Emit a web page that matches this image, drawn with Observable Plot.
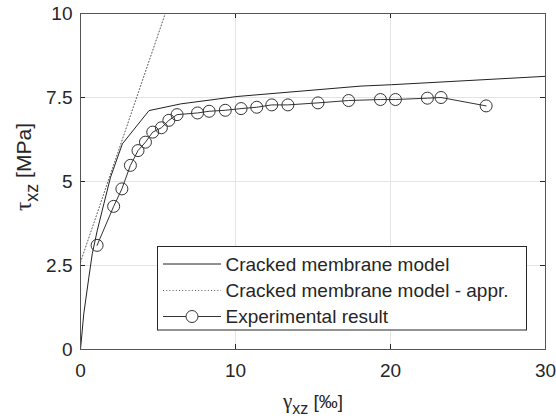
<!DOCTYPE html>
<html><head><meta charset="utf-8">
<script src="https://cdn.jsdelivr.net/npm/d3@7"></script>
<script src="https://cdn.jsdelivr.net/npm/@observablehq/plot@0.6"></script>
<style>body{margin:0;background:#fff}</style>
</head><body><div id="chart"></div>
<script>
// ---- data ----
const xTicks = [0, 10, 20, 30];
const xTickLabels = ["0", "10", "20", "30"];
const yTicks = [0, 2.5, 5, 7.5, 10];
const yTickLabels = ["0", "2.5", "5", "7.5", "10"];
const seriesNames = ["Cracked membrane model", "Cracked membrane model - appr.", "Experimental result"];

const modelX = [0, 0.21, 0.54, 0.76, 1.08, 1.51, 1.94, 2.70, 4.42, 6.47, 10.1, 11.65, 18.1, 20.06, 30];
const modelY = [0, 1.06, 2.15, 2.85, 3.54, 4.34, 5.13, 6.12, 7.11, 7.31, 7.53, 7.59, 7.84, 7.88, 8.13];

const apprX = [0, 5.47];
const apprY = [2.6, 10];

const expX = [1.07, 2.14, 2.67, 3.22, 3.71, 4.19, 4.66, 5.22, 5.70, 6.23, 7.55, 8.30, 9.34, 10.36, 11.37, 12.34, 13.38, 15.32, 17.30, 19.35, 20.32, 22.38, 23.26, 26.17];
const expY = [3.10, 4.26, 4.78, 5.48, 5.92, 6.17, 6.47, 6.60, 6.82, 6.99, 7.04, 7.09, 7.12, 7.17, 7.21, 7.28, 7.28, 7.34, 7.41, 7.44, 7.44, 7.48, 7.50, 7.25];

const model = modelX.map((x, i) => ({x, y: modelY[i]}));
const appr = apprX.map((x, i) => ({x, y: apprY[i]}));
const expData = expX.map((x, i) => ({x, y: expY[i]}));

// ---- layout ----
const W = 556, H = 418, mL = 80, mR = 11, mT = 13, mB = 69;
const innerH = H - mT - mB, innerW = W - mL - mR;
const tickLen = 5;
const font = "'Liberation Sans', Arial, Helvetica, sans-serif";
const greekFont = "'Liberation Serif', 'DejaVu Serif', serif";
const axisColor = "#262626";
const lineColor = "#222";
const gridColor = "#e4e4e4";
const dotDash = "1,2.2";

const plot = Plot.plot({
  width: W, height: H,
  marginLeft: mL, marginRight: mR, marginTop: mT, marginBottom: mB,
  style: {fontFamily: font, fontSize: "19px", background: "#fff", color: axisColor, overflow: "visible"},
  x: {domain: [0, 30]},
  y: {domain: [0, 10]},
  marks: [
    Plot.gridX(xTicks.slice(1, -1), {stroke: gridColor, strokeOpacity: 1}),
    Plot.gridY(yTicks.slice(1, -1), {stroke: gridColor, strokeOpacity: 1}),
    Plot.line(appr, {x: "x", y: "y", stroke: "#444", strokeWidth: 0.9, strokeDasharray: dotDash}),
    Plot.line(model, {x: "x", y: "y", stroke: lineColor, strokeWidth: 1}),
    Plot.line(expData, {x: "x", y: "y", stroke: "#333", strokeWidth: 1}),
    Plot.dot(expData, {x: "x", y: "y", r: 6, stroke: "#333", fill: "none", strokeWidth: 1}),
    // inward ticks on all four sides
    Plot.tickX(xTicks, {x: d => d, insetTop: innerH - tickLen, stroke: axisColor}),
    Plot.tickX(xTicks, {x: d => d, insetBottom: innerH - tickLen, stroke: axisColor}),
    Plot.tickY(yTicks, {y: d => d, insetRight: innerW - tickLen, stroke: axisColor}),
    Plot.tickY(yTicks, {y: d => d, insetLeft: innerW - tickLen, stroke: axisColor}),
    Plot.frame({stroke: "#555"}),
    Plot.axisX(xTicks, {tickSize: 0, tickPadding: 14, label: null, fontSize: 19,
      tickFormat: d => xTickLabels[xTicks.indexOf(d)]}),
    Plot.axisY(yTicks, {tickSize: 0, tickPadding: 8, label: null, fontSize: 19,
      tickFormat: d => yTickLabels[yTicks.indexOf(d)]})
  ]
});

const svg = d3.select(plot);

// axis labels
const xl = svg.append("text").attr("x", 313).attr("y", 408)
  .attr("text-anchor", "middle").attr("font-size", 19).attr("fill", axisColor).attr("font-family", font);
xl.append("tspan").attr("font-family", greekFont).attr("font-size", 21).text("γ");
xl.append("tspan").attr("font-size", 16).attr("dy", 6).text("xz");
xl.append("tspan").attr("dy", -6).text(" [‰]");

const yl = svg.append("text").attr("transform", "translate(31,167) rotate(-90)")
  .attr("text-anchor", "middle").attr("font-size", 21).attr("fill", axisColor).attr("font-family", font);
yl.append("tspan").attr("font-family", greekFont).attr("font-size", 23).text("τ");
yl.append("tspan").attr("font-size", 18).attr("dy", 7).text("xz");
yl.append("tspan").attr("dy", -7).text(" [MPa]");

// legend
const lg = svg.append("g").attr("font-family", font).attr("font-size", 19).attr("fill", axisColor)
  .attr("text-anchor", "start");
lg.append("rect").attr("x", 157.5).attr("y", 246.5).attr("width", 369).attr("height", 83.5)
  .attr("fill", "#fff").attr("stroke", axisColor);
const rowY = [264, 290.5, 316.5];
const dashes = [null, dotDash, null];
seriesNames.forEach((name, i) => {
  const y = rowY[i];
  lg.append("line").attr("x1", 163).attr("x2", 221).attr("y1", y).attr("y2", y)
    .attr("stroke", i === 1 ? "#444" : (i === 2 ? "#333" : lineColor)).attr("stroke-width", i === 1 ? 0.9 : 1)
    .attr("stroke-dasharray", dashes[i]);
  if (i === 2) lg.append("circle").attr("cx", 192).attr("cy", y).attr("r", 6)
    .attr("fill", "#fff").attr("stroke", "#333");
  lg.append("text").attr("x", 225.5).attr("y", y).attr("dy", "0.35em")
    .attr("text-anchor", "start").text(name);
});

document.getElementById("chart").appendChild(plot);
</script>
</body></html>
__________
■ **Direction**
Repeat verbatim all the material, but not the pictures.

■ **Expected answer**
Emit a web page that matches this image, drawn with Observable Plot.
<!DOCTYPE html>
<html><head><meta charset="utf-8">
<script src="https://cdn.jsdelivr.net/npm/d3@7"></script>
<script src="https://cdn.jsdelivr.net/npm/@observablehq/plot@0.6"></script>
<style>body{margin:0;background:#fff}</style>
</head><body><div id="chart"></div>
<script>
// ---- data ----
const xTicks = [0, 10, 20, 30];
const xTickLabels = ["0", "10", "20", "30"];
const yTicks = [0, 2.5, 5, 7.5, 10];
const yTickLabels = ["0", "2.5", "5", "7.5", "10"];
const seriesNames = ["Cracked membrane model", "Cracked membrane model - appr.", "Experimental result"];

const modelX = [0, 0.21, 0.54, 0.76, 1.08, 1.51, 1.94, 2.70, 4.42, 6.47, 10.1, 11.65, 18.1, 20.06, 30];
const modelY = [0, 1.06, 2.15, 2.85, 3.54, 4.34, 5.13, 6.12, 7.11, 7.31, 7.53, 7.59, 7.84, 7.88, 8.13];

const apprX = [0, 5.47];
const apprY = [2.6, 10];

const expX = [1.07, 2.14, 2.67, 3.22, 3.71, 4.19, 4.66, 5.22, 5.70, 6.23, 7.55, 8.30, 9.34, 10.36, 11.37, 12.34, 13.38, 15.32, 17.30, 19.35, 20.32, 22.38, 23.26, 26.17];
const expY = [3.10, 4.26, 4.78, 5.48, 5.92, 6.17, 6.47, 6.60, 6.82, 6.99, 7.04, 7.09, 7.12, 7.17, 7.21, 7.28, 7.28, 7.34, 7.41, 7.44, 7.44, 7.48, 7.50, 7.25];

const model = modelX.map((x, i) => ({x, y: modelY[i]}));
const appr = apprX.map((x, i) => ({x, y: apprY[i]}));
const expData = expX.map((x, i) => ({x, y: expY[i]}));

// ---- layout ----
const W = 556, H = 418, mL = 80, mR = 11, mT = 13, mB = 69;
const innerH = H - mT - mB, innerW = W - mL - mR;
const tickLen = 5;
const font = "'Liberation Sans', Arial, Helvetica, sans-serif";
const greekFont = "'Liberation Serif', 'DejaVu Serif', serif";
const axisColor = "#262626";
const lineColor = "#222";
const gridColor = "#e4e4e4";
const dotDash = "1,2.2";

const plot = Plot.plot({
  width: W, height: H,
  marginLeft: mL, marginRight: mR, marginTop: mT, marginBottom: mB,
  style: {fontFamily: font, fontSize: "19px", background: "#fff", color: axisColor, overflow: "visible"},
  x: {domain: [0, 30]},
  y: {domain: [0, 10]},
  marks: [
    Plot.gridX(xTicks.slice(1, -1), {stroke: gridColor, strokeOpacity: 1}),
    Plot.gridY(yTicks.slice(1, -1), {stroke: gridColor, strokeOpacity: 1}),
    Plot.line(appr, {x: "x", y: "y", stroke: "#444", strokeWidth: 0.9, strokeDasharray: dotDash}),
    Plot.line(model, {x: "x", y: "y", stroke: lineColor, strokeWidth: 1}),
    Plot.line(expData, {x: "x", y: "y", stroke: "#333", strokeWidth: 1}),
    Plot.dot(expData, {x: "x", y: "y", r: 6, stroke: "#333", fill: "none", strokeWidth: 1}),
    // inward ticks on all four sides
    Plot.tickX(xTicks, {x: d => d, insetTop: innerH - tickLen, stroke: axisColor}),
    Plot.tickX(xTicks, {x: d => d, insetBottom: innerH - tickLen, stroke: axisColor}),
    Plot.tickY(yTicks, {y: d => d, insetRight: innerW - tickLen, stroke: axisColor}),
    Plot.tickY(yTicks, {y: d => d, insetLeft: innerW - tickLen, stroke: axisColor}),
    Plot.frame({stroke: "#555"}),
    Plot.axisX(xTicks, {tickSize: 0, tickPadding: 14, label: null, fontSize: 19,
      tickFormat: d => xTickLabels[xTicks.indexOf(d)]}),
    Plot.axisY(yTicks, {tickSize: 0, tickPadding: 8, label: null, fontSize: 19,
      tickFormat: d => yTickLabels[yTicks.indexOf(d)]})
  ]
});

const svg = d3.select(plot);

// axis labels
const xl = svg.append("text").attr("x", 313).attr("y", 408)
  .attr("text-anchor", "middle").attr("font-size", 19).attr("fill", axisColor).attr("font-family", font);
xl.append("tspan").attr("font-family", greekFont).attr("font-size", 21).text("γ");
xl.append("tspan").attr("font-size", 16).attr("dy", 6).text("xz");
xl.append("tspan").attr("dy", -6).text(" [‰]");

const yl = svg.append("text").attr("transform", "translate(31,167) rotate(-90)")
  .attr("text-anchor", "middle").attr("font-size", 21).attr("fill", axisColor).attr("font-family", font);
yl.append("tspan").attr("font-family", greekFont).attr("font-size", 23).text("τ");
yl.append("tspan").attr("font-size", 18).attr("dy", 7).text("xz");
yl.append("tspan").attr("dy", -7).text(" [MPa]");

// legend
const lg = svg.append("g").attr("font-family", font).attr("font-size", 19).attr("fill", axisColor)
  .attr("text-anchor", "start");
lg.append("rect").attr("x", 157.5).attr("y", 246.5).attr("width", 369).attr("height", 83.5)
  .attr("fill", "#fff").attr("stroke", axisColor);
const rowY = [264, 290.5, 316.5];
const dashes = [null, dotDash, null];
seriesNames.forEach((name, i) => {
  const y = rowY[i];
  lg.append("line").attr("x1", 163).attr("x2", 221).attr("y1", y).attr("y2", y)
    .attr("stroke", i === 1 ? "#444" : (i === 2 ? "#333" : lineColor)).attr("stroke-width", i === 1 ? 0.9 : 1)
    .attr("stroke-dasharray", dashes[i]);
  if (i === 2) lg.append("circle").attr("cx", 192).attr("cy", y).attr("r", 6)
    .attr("fill", "#fff").attr("stroke", "#333");
  lg.append("text").attr("x", 225.5).attr("y", y).attr("dy", "0.35em")
    .attr("text-anchor", "start").text(name);
});

document.getElementById("chart").appendChild(plot);
</script>
</body></html>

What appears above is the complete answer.